◆ **The request**
Nothing but the lines from the top of the data to the line holding "bottom += vals" should be printed, word for word and both ends included; leave the pictures out.

◆ **Record list**
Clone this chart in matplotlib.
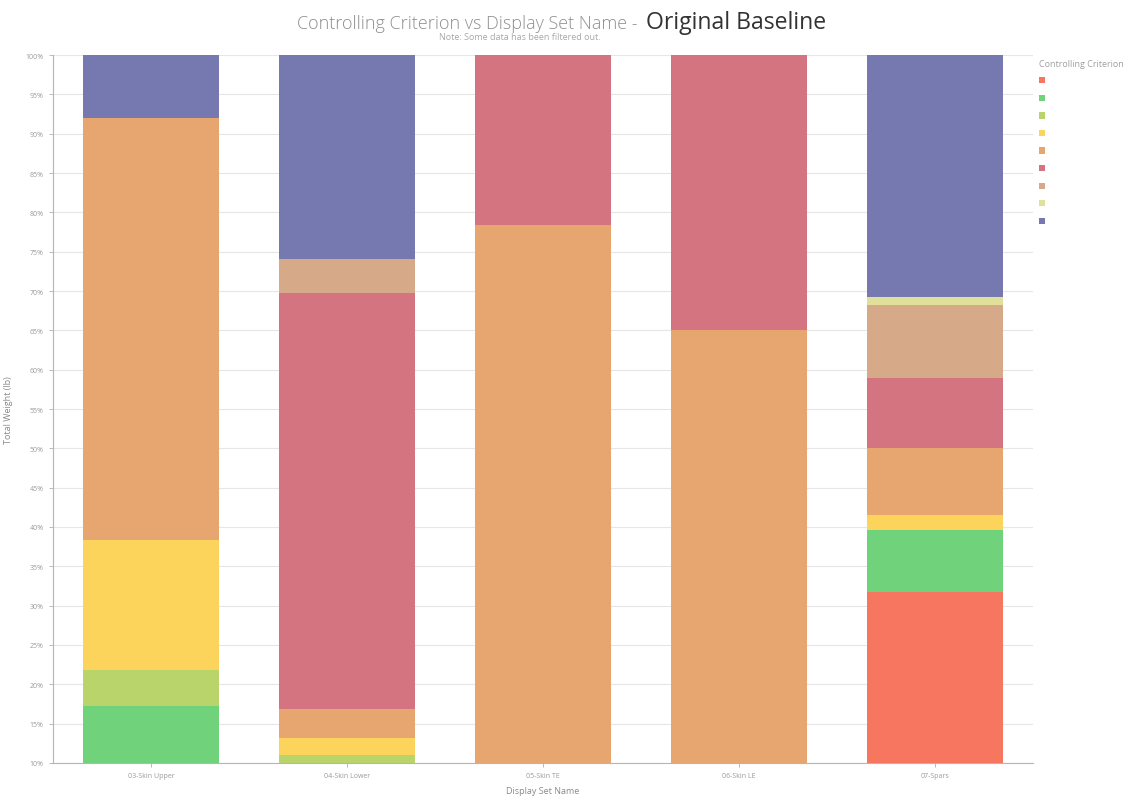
import matplotlib
matplotlib.use("Agg")
import matplotlib.pyplot as plt
from matplotlib.patches import Patch
import numpy as np

plt.rcParams["font.family"] = ["Open Sans", "DejaVu Sans"]

# Display sets along x
display_sets = ["03-Skin Upper", "04-Skin Lower", "05-Skin TE", "06-Skin LE", "07-Spars"]

# Share of total weight (%) per controlling criterion, one value per display set
crit_1 = [0.0, 0.0, 0.0, 0.0, 31.7]
crit_2 = [17.2, 0.0, 0.0, 0.0, 7.9]
crit_3 = [4.6, 11.0, 0.0, 0.0, 0.0]
crit_4 = [16.6, 2.2, 0.0, 0.0, 1.9]
crit_5 = [53.6, 3.6, 78.4, 65.1, 8.5]
crit_6 = [0.0, 52.9, 21.6, 34.9, 9.0]
crit_7 = [0.0, 4.4, 0.0, 0.0, 9.2]
crit_8 = [0.0, 0.0, 0.0, 0.0, 1.0]
crit_9 = [8.0, 25.9, 0.0, 0.0, 30.8]

y_ticks = list(range(10, 101, 5))

series = [crit_1, crit_2, crit_3, crit_4, crit_5, crit_6, crit_7, crit_8, crit_9]
colors = ["#f7765f", "#70d27b", "#b8d46b", "#fcd45b", "#e7a66f",
          "#d47480", "#d6a988", "#dfe09a", "#7579b0"]

fig = plt.figure(figsize=(11.48, 8.03), dpi=100)
ax = fig.add_axes([0.046, 0.0486, 0.854, 0.8816])

x = np.arange(len(display_sets))
bottom = np.zeros(len(display_sets))
for vals, col in zip(series, colors):
    vals = np.array(vals)
    ax.bar(x, vals, bottom=bottom, width=0.695, color=col, linewidth=0, zorder=2)
    bottom += vals

ax.set_ylim(10, 100)
ax.set_xlim(-0.5, 4.5)
ax.set_yticks(y_ticks)
ax.set_yticklabels([f"{v}%" for v in y_ticks])
ax.set_xticks(x)
ax.set_xticklabels(display_sets)
ax.grid(axis="y", color="#e6e6e6", linewidth=0.8, zorder=0)
ax.tick_params(axis="both", labelsize=5, colors="#b0b0b0", length=3, width=0.6,
               labelcolor="#9a9a9a")
for side in ["top", "right"]:
    ax.spines[side].set_visible(False)
for side in ["left", "bottom"]:
    ax.spines[side].set_color("#b5b5b5")
    ax.spines[side].set_linewidth(0.8)

ax.set_ylabel("Total Weight (lb)", fontsize=6.5, color="#8a8a8a")
ax.yaxis.set_label_coords(-0.041, 0.5)
ax.set_xlabel("Display Set Name", fontsize=6.5, color="#8a8a8a")
ax.xaxis.set_label_coords(0.5, -0.033)

# Two-part title
fig.text(0.5595, 0.964, "Controlling Criterion vs Display Set Name - ", ha="right",
         va="baseline", fontsize=13, color="#8f8f8f", fontweight="light")
fig.text(0.5625, 0.964, "Original Baseline", ha="left", va="baseline",
         fontsize=16.6, color="#333333")
fig.text(0.453, 0.9535, "Note: Some data has been filtered out.", ha="center",
         va="center", fontsize=6.5, color="#a8a8a8")

handles = [Patch(facecolor=c, edgecolor="none") for c in colors]
leg = fig.legend(handles, [" "] * len(colors), title="Controlling Criterion",
                 loc="upper left", bbox_to_anchor=(0.902, 0.93), frameon=False,
                 handlelength=0.7, handleheight=0.7, labelspacing=0.95,
                 fontsize=6.5, title_fontsize=6.5, alignment="left",
                 borderaxespad=0, handletextpad=0.4)
leg.get_title().set_color("#a0a0a0")

fig.savefig("out.png", dpi=100)
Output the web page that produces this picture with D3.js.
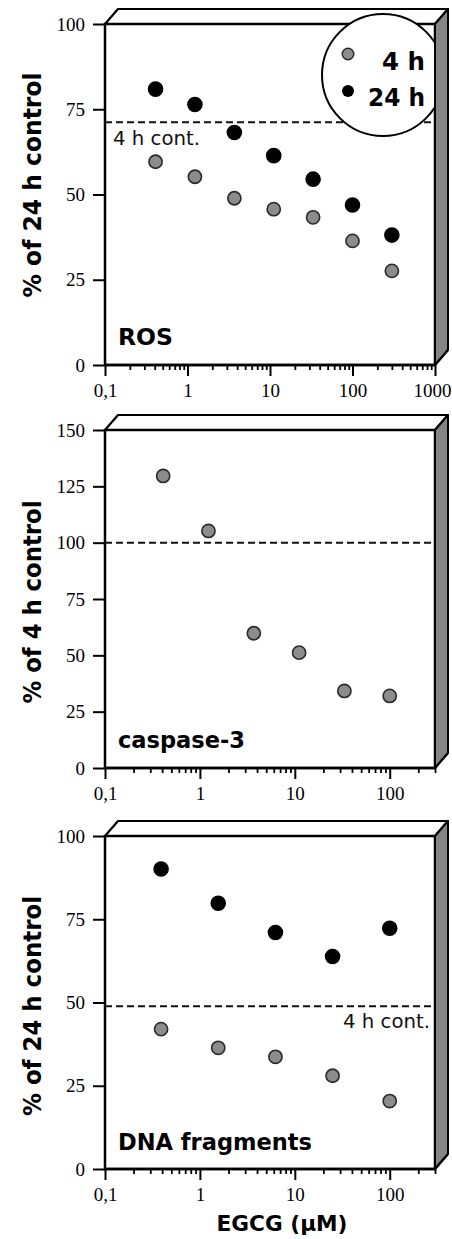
<!DOCTYPE html>
<html><head><meta charset="utf-8">
<script src="https://cdn.jsdelivr.net/npm/d3@7"></script>
<style>body{margin:0;background:#fff}svg{display:block}</style>
</head><body><svg id="c" width="452" height="1239"></svg>
<script>
// ---------- data ----------
const rosDose=[0.41,1.23,3.7,11.1,33.3,100,300];
const ros4h=[59.6,55.2,48.9,45.7,43.3,36.4,27.6];
const ros24h=[80.9,76.4,68.2,61.4,54.5,46.9,38.1];
const rosControl4h=71.2;
const caspDose=[0.41,1.23,3.7,11.1,33.3,100];
const casp4h=[129.6,105.2,59.8,51.2,34.2,32.0];
const caspControl4h=100;
const dnaDose=[0.39,1.56,6.25,25,100];
const dna4h=[42.0,36.4,33.7,28.0,20.4];
const dna24h=[90.1,79.8,71.0,63.8,72.3];
const dnaControl4h=48.9;
const yTicks100=[0,25,50,75,100];
const yTicks150=[0,25,50,75,100,125,150];
const xTicksRos=[0.1,1,10,100,1000];
const xTicksOther=[0.1,1,10,100];
const legendLabels=["4 h","24 h"];
const panelNames=["ROS","caspase-3","DNA fragments"];
const yTitles=["% of 24 h control","% of 4 h control","% of 24 h control"];
const xTitle="EGCG (\u00B5M)";
const controlLabel="4 h cont.";

// ---------- layout ----------
const X0=105, X1=435, DX=13, DY=15;
const COMIC="'Comic Sans MS','DejaVu Sans',sans-serif";
const SERIF="'Liberation Serif','Times New Roman',serif";
const GRAY="#8c8c8c", DOTSTROKE="#2a2a2a";
const svg=d3.select("#c");

const panels=[
 {top:24,bottom:365,yMax:100,yTicks:yTicks100,xMax:1000,xTicks:xTicksRos,
  yTitle:yTitles[0],yTitleCy:185,yTitleLen:225,name:panelNames[0],nameY:345,nameLen:55,
  series:[{x:rosDose,y:ros4h,c:"g"},{x:rosDose,y:ros24h,c:"b"}],
  control:rosControl4h,ctl:{x:113,y:145,anchor:"start"},legend:true},
 {top:430,bottom:768,yMax:150,yTicks:yTicks150,xMax:300,xTicks:xTicksOther,
  yTitle:yTitles[1],yTitleCy:602,yTitleLen:203,name:panelNames[1],nameY:748,nameLen:127,
  series:[{x:caspDose,y:casp4h,c:"g"}],control:caspControl4h,ctl:null,legend:false},
 {top:836,bottom:1169,yMax:100,yTicks:yTicks100,xMax:300,xTicks:xTicksOther,
  yTitle:yTitles[2],yTitleCy:1006,yTitleLen:220,name:panelNames[2],nameY:1150,nameLen:194,
  series:[{x:dnaDose,y:dna24h,c:"b"},{x:dnaDose,y:dna4h,c:"g"}],
  control:dnaControl4h,ctl:{x:430,y:1028,anchor:"end"},legend:false}
];

function minorTicks(max){
  const out=[];
  for(let d=0.1; d<max; d*=10){
    for(let k=2;k<=9;k++){const v=+(k*d).toPrecision(3); if(v<=max*1.0001) out.push(v);}
  }
  return out;
}

panels.forEach(p=>{
  const x=d3.scaleLog().domain([0.1,p.xMax]).range([X0,X1]);
  const y=d3.scaleLinear().domain([0,p.yMax]).range([p.bottom,p.top]);
  const g=svg.append("g");

  // top face
  g.append("path").attr("d",`M${X0},${p.top}L${X0+DX},${p.top-DY}L${X1+DX},${p.top-DY}L${X1},${p.top}Z`)
    .attr("fill","#fff").attr("stroke","#000").attr("stroke-width",2.2).attr("stroke-linejoin","round");
  // front frame
  g.append("rect").attr("x",X0).attr("y",p.top).attr("width",X1-X0).attr("height",p.bottom-p.top)
    .attr("fill","#fff").attr("stroke","#000").attr("stroke-width",2.5);

  // control dashed line
  g.append("line").attr("x1",X0).attr("x2",X1).attr("y1",y(p.control)).attr("y2",y(p.control))
    .attr("stroke","#111").attr("stroke-width",2).attr("stroke-dasharray","7,4");
  if(p.ctl){
    g.append("text").attr("x",p.ctl.x).attr("y",p.ctl.y).attr("text-anchor",p.ctl.anchor)
      .attr("font-family",COMIC).attr("font-size",20).attr("textLength",87).attr("lengthAdjust","spacingAndGlyphs")
      .attr("fill","#111").text(controlLabel);
  }

  // dots
  p.series.forEach(s=>{
    g.selectAll(null).data(s.x.map((d,i)=>[d,s.y[i]])).enter().append("circle")
      .attr("cx",d=>x(d[0])).attr("cy",d=>y(d[1])).attr("r",s.c==="b"?7:6.6)
      .attr("fill",s.c==="b"?"#000":GRAY).attr("stroke",s.c==="b"?"#000":DOTSTROKE).attr("stroke-width",1.6);
  });

  // legend
  if(p.legend){
    const L=g.append("g");
    L.append("circle").attr("cx",383).attr("cy",75).attr("r",61).attr("fill","#fff").attr("stroke","#000").attr("stroke-width",2);
    L.append("circle").attr("cx",348).attr("cy",54).attr("r",5.8).attr("fill",GRAY).attr("stroke",DOTSTROKE).attr("stroke-width",1.4);
    L.append("circle").attr("cx",348).attr("cy",91).attr("r",6).attr("fill","#000");
    L.append("text").attr("x",425).attr("y",70).attr("text-anchor","end").attr("font-family",COMIC)
      .attr("font-weight","bold").attr("font-size",24).attr("textLength",43).attr("lengthAdjust","spacingAndGlyphs").text(legendLabels[0]);
    L.append("text").attr("x",425).attr("y",106).attr("text-anchor","end").attr("font-family",COMIC)
      .attr("font-weight","bold").attr("font-size",24).attr("textLength",57).attr("lengthAdjust","spacingAndGlyphs").text(legendLabels[1]);
  }

  // right face (drawn last so it covers the legend edge)
  g.append("path").attr("d",`M${X1},${p.top}L${X1+DX},${p.top-DY}L${X1+DX},${p.bottom-DY}L${X1},${p.bottom}Z`)
    .attr("fill","#858585").attr("stroke","#000").attr("stroke-width",2).attr("stroke-linejoin","round");

  // y axis
  const ya=g.append("g").attr("transform",`translate(${X0},0)`)
    .call(d3.axisLeft(y).tickValues(p.yTicks).tickSize(12).tickPadding(8).tickFormat(d3.format("d")));
  ya.select(".domain").remove();
  ya.selectAll("line").attr("stroke","#000").attr("stroke-width",2);
  ya.selectAll("text").attr("font-family",SERIF).attr("font-size",19).attr("fill","#000");

  // x axis (major + minor)
  const xa=g.append("g").attr("transform",`translate(0,${p.bottom})`)
    .call(d3.axisBottom(x).tickValues(p.xTicks).tickSize(11).tickPadding(8).tickFormat(d=>String(d).replace(".",",")));
  xa.select(".domain").remove();
  xa.selectAll("line").attr("stroke","#000").attr("stroke-width",2);
  xa.selectAll("text").attr("font-family",SERIF).attr("font-size",19).attr("fill","#000");
  // keep the last label inside the page edge
  xa.selectAll(".tick text").filter(d=>x(d)>=X1-0.5).attr("text-anchor","end").attr("x",16);
  const xm=g.append("g").attr("transform",`translate(0,${p.bottom})`)
    .call(d3.axisBottom(x).tickValues(minorTicks(p.xMax)).tickSize(5).tickFormat(""));
  xm.select(".domain").remove();
  xm.selectAll("line").attr("stroke","#000").attr("stroke-width",1.8);
  g.append("line").attr("x1",X0).attr("x2",X1).attr("y1",p.bottom).attr("y2",p.bottom).attr("stroke","#000").attr("stroke-width",2.5);
  g.append("line").attr("x1",X1).attr("y1",p.bottom).attr("x2",X1+DX).attr("y2",p.bottom-DY).attr("stroke","#000").attr("stroke-width",2);

  // y title
  g.append("text").attr("transform",`translate(41,${p.yTitleCy}) rotate(-90)`).attr("text-anchor","middle")
    .attr("font-family",COMIC).attr("font-weight","bold").attr("font-size",25)
    .attr("textLength",p.yTitleLen).attr("lengthAdjust","spacingAndGlyphs").text(p.yTitle);

  // panel name
  g.append("text").attr("x",118).attr("y",p.nameY).attr("font-family",COMIC).attr("font-weight","bold")
    .attr("font-size",23).attr("textLength",p.nameLen).attr("lengthAdjust","spacingAndGlyphs").text(p.name);
});

// x title
svg.append("text").attr("x",282).attr("y",1231).attr("text-anchor","middle").attr("font-family",COMIC)
  .attr("font-weight","bold").attr("font-size",22).attr("textLength",131).attr("lengthAdjust","spacingAndGlyphs").text(xTitle);
</script>
</body></html>
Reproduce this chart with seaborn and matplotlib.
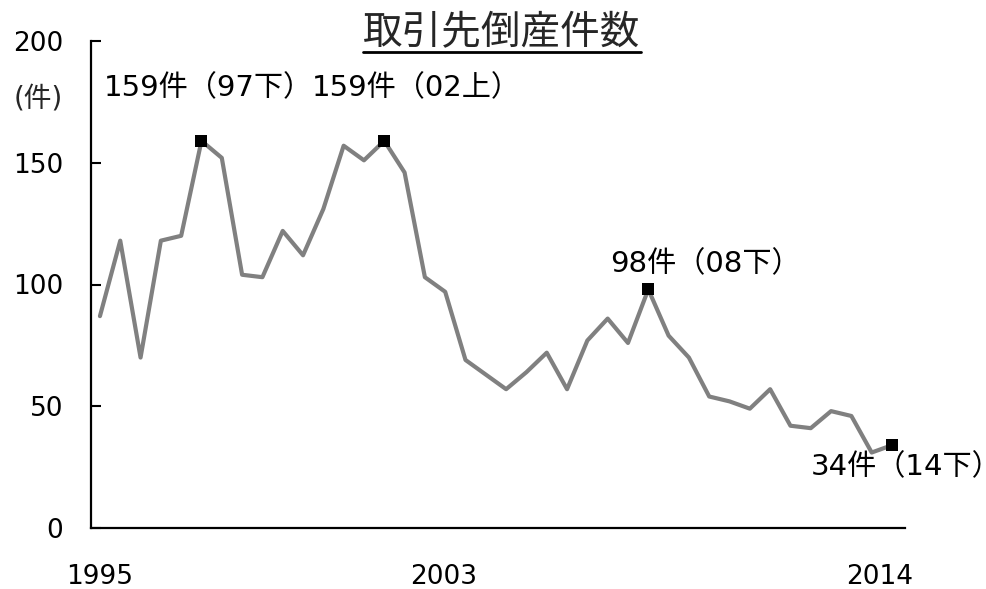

◆ **Full answer**
Clone this chart in matplotlib.
import matplotlib
matplotlib.use("Agg")
import matplotlib.pyplot as plt
from matplotlib.patches import Patch
import numpy as np

plt.rcParams["font.family"] = ["Open Sans", "DejaVu Sans"]

# Display sets along x
display_sets = ["03-Skin Upper", "04-Skin Lower", "05-Skin TE", "06-Skin LE", "07-Spars"]

# Share of total weight (%) per controlling criterion, one value per display set
crit_1 = [0.0, 0.0, 0.0, 0.0, 31.7]
crit_2 = [17.2, 0.0, 0.0, 0.0, 7.9]
crit_3 = [4.6, 11.0, 0.0, 0.0, 0.0]
crit_4 = [16.6, 2.2, 0.0, 0.0, 1.9]
crit_5 = [53.6, 3.6, 78.4, 65.1, 8.5]
crit_6 = [0.0, 52.9, 21.6, 34.9, 9.0]
crit_7 = [0.0, 4.4, 0.0, 0.0, 9.2]
crit_8 = [0.0, 0.0, 0.0, 0.0, 1.0]
crit_9 = [8.0, 25.9, 0.0, 0.0, 30.8]

y_ticks = list(range(10, 101, 5))

series = [crit_1, crit_2, crit_3, crit_4, crit_5, crit_6, crit_7, crit_8, crit_9]
colors = ["#f7765f", "#70d27b", "#b8d46b", "#fcd45b", "#e7a66f",
          "#d47480", "#d6a988", "#dfe09a", "#7579b0"]

fig = plt.figure(figsize=(11.48, 8.03), dpi=100)
ax = fig.add_axes([0.046, 0.0486, 0.854, 0.8816])

x = np.arange(len(display_sets))
bottom = np.zeros(len(display_sets))
for vals, col in zip(series, colors):
    vals = np.array(vals)
    ax.bar(x, vals, bottom=bottom, width=0.695, color=col, linewidth=0, zorder=2)
    bottom += vals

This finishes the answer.